As an NIHR Research Professor (2016-2022) he leads a multi-disciplinary team investigating the use of ‘omic techniques and artificial intelligence (AI) to improve outcomes in sepsis, with a particular focus on clinical trials and translational studies. He was the Chief Investigator of the VANISH clinical trial evaluating early vasopressin use (in combination with hydrocortisone) and the LeoPARDS trial evaluating levosimendan, both in septic shock.

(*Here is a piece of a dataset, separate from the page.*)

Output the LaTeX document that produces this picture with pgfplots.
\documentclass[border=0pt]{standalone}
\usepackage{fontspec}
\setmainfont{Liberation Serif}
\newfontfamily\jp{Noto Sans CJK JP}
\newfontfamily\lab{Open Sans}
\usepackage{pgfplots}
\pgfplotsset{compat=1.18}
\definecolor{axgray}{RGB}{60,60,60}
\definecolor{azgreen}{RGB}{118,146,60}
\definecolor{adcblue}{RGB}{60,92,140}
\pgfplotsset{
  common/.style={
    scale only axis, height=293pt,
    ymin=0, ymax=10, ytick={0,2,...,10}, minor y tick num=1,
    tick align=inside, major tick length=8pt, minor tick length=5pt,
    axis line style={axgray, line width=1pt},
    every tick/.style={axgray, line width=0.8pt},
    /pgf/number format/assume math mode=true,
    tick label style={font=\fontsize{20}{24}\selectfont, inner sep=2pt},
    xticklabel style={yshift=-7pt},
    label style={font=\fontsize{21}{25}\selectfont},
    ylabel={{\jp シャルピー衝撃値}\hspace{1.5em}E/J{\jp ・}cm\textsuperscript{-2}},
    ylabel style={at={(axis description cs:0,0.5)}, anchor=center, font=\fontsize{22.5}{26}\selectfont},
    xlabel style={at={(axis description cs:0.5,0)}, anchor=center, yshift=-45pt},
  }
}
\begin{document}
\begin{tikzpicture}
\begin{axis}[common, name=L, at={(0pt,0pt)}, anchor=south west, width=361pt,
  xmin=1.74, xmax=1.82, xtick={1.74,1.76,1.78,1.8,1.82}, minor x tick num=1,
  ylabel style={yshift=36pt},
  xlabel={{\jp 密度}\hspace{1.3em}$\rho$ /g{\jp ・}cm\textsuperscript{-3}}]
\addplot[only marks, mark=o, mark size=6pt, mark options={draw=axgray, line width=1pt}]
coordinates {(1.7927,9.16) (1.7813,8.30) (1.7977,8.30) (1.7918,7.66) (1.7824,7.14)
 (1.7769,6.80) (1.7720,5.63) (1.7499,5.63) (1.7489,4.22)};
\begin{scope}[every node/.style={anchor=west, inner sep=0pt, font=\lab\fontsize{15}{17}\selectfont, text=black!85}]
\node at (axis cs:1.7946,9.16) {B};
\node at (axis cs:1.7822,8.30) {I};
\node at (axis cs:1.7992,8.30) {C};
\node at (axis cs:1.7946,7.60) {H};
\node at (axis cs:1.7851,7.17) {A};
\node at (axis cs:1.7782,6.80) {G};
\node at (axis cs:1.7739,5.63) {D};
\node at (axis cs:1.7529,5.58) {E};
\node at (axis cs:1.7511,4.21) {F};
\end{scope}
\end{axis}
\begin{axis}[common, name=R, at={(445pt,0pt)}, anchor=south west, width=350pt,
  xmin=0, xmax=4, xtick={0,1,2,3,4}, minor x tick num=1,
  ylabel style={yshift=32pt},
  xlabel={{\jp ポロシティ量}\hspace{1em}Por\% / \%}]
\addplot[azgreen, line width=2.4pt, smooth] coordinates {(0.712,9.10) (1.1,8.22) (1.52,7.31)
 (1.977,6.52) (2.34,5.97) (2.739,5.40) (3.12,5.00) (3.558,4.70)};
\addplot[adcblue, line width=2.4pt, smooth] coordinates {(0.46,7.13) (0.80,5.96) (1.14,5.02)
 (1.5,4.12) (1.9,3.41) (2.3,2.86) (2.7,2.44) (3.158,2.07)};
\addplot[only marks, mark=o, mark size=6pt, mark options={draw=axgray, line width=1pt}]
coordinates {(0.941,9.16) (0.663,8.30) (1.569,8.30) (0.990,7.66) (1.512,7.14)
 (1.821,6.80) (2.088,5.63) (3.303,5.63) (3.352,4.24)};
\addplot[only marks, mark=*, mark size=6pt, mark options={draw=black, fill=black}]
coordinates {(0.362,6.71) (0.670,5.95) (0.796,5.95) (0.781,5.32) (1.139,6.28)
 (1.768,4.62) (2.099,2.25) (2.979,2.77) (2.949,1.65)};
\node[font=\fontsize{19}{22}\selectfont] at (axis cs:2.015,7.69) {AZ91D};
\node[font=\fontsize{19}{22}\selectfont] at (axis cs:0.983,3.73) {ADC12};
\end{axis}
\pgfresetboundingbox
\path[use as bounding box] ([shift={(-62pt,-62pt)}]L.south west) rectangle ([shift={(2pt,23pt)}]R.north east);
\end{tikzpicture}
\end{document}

He is the UK Chief Investigator for the REMAP-CAP clinical trial, which was the first trial to demonstrate that the immune modulating drugs, tocilizumab and sarilumab, saved lives from severe COVID-19. The Prime Minister announced this result from 10 Downing Street and Gordon is the first author of the published paper. This adaptive platform trial has reported on more than a dozen other interventions for severe COVID-19, including hydrocortisone, convalescent plasma, anti-virals, anti-platelet drugs, therapeutic heparin, ACE inhibitors and Angiotensin Receptor Blockers (ARBs), high-dose vitamin C and simvastatin. The trial has now been selected by the NIHR as the national platform trial to find the most effective treatments for people hospitalised with severe flu.

In March 2024 he was appointed as Programme Director of the National Research Collaboration Programme (NRCP). The NRCP is an NIHR / NHS England partnership that commissions high quality evidence for treatments where research can present particular challenges and might otherwise not progress. In June 2025 he was appointed as Programme Director of the NIHR's Health Technology Assessment (HTA) programme.

==Honours==
His contributions to clinical science have been recognised in appointment as a Fellow of the Academy of Medical Sciences (2022), an Honorary Member of the Intensive Care Society and NIHR Senior Investigator (2023). He was appointed as a Member of the Order of the British Empire (MBE) in the 2024 Birthday Honours for services to Critical Care Medicine.